I must confess, I never found a solution to this. Some just are able to play the game much better than me, or as it were, my son. But unreleased aggression and tension just builds up, and often leads to disproportionate explosion over minor things down the road. Dealing with those kinds of stresses in one’s life is not easy. I found doing sports alleviates the immediate pressure, but does nothing to resolve the underlying issue(s), and therefore actually leads to a much more dangerous place: one where you think you’re doing fine, but you’re actually not, and an emotional (or physical) outburst surprises even yourself when it inevitably happens.

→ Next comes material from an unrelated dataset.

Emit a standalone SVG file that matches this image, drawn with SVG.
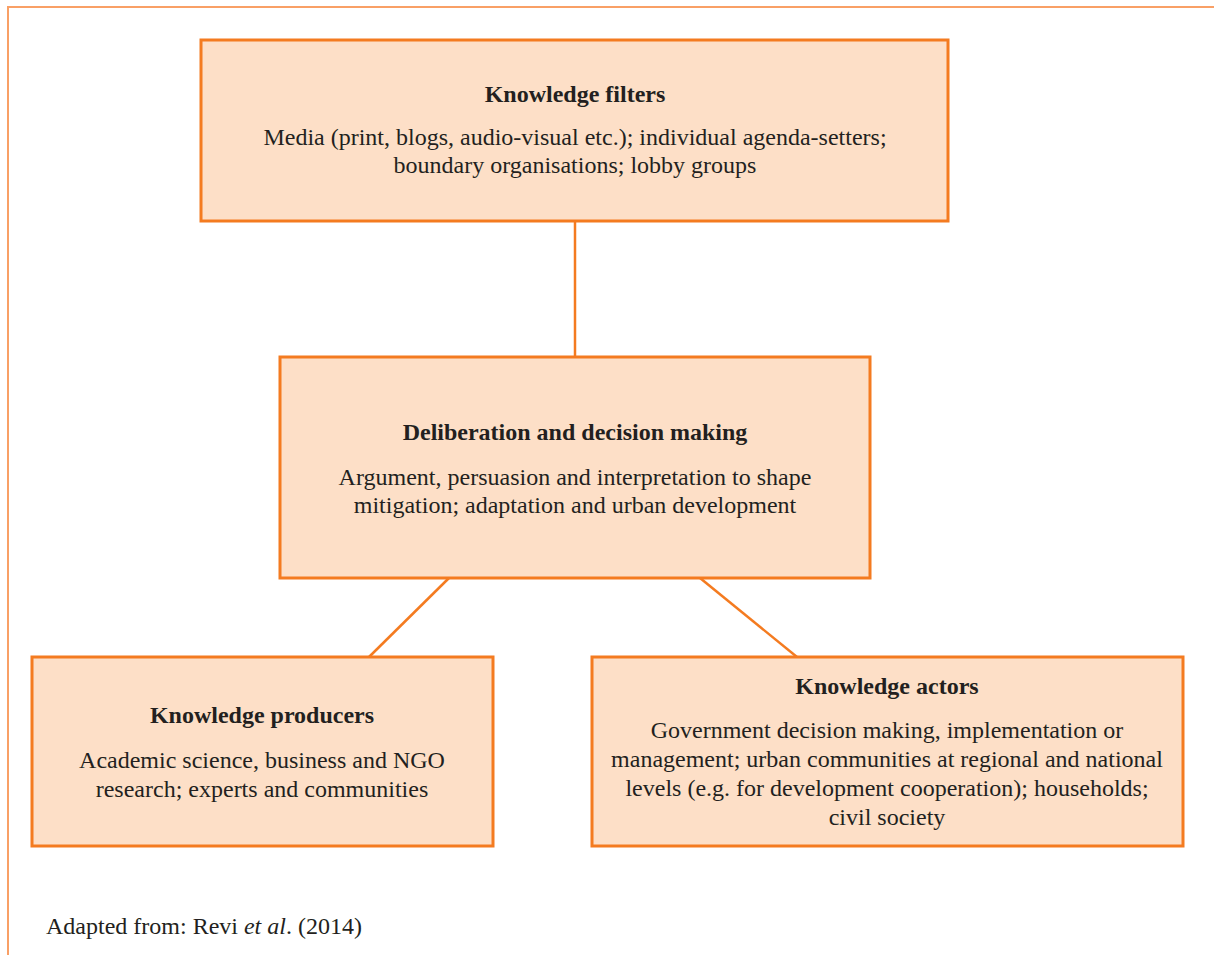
<svg xmlns="http://www.w3.org/2000/svg" width="1214" height="955" viewBox="0 0 1214 955">
<style>
.box{fill:#FDDFC7;stroke:#F47B20;stroke-width:3}
.frame{fill:none;stroke:#F9A066;stroke-width:2}
.conn{stroke:#F47B20;stroke-width:2.5;fill:none}
text{font-family:"Liberation Serif","Times New Roman",serif;font-size:24px;fill:#231F20;text-anchor:middle}
.t{font-weight:bold}
.foot{text-anchor:start}
</style>
<rect width="1214" height="955" fill="#fff"/>
<path class="frame" d="M8,955 V7 H1214"/>
<g id="connectors">
<line class="conn" x1="575" y1="221" x2="575" y2="357"/>
<line class="conn" x1="449" y1="578" x2="369" y2="657"/>
<line class="conn" x1="700" y1="578" x2="797" y2="657"/>
</g>
<g id="filters">
<rect class="box" x="201" y="40" width="747" height="181"/>
<text class="t" x="575" y="102">Knowledge filters</text>
<text x="575" y="145">Media (print, blogs, audio-visual etc.); individual agenda-setters;</text>
<text x="575" y="173">boundary organisations; lobby groups</text>
</g>
<g id="deliberation">
<rect class="box" x="280" y="357" width="590" height="221"/>
<text class="t" x="575" y="440">Deliberation and decision making</text>
<text x="575" y="485">Argument, persuasion and interpretation to shape</text>
<text x="575" y="513">mitigation; adaptation and urban development</text>
</g>
<g id="producers">
<rect class="box" x="32" y="657" width="461" height="189"/>
<text class="t" x="262" y="723">Knowledge producers</text>
<text x="262" y="768">Academic science, business and NGO</text>
<text x="262" y="797">research; experts and communities</text>
</g>
<g id="actors">
<rect class="box" x="592" y="657" width="591" height="189"/>
<text class="t" x="887" y="694">Knowledge actors</text>
<text x="887" y="738">Government decision making, implementation or</text>
<text x="887" y="767">management; urban communities at regional and national</text>
<text x="887" y="796">levels (e.g. for development cooperation); households;</text>
<text x="887" y="825">civil society</text>
</g>
<text class="foot" x="46" y="934">Adapted from: Revi <tspan font-style="italic">et al</tspan>. (2014)</text>
</svg>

In my relationship, I try to release the aggression in controlled bursts, and ideally close to when the frustration occurs. The idea being that if you act immediately, and decisively, but in a controlled manner, you both address the immediate concern with the other party, and you deflate any anger you might feel that otherwise would just accumulate over weeks. This usually works, but only if it is situational. Pent up frustrations over the partner’s general disposition towards certain things you see differently is immune to this. Because it is in the partner’s nature to act a certain way in a certain situation, the anger and frustration this creates does not go away because you know it’s not something they will change - you will have to come to grips with it, and cannot expect them to adapt. For example, when you just cannot believe your partner when they claim they cannot do something very basic (to you), and despite you having shown them multiple times how “it” works, they just fail at it. “I can’t believe you still don’t know how to restart the Apple TV, I showed you a thousand times!”
Here, it takes two to tango. The partner undoubtedly realizes that this causes you stress, how they react to it tells you a lot about whether you are in a long term successful partnership or whether this will end sooner or later. Usually sooner.
In the end, patience really is a virtue, but only if you can exercise it in an environment, that is generally supportive of you as a person. If your surroundings end up being hostile towards you, patience is not a virtue, it turns into foolishness as it is diametrically opposite of decisiveness, clarity of thought, and action. It can actively hinder you from reacting well in a threatening situation, and provides a mental block adding just that much delay into your action should you be actively threatened. In order to counteract this, I strongly advise to take martial arts classes. Muscle memory is the only way to counter this programming.
Incidentally, martial arts also teaches relaxation techniques that help release tension and frustration: breathing exercises, meditation and focus exercises are all good ways in which to counteract the brain’s tendency to grasp on to indignities suffered throughout the day.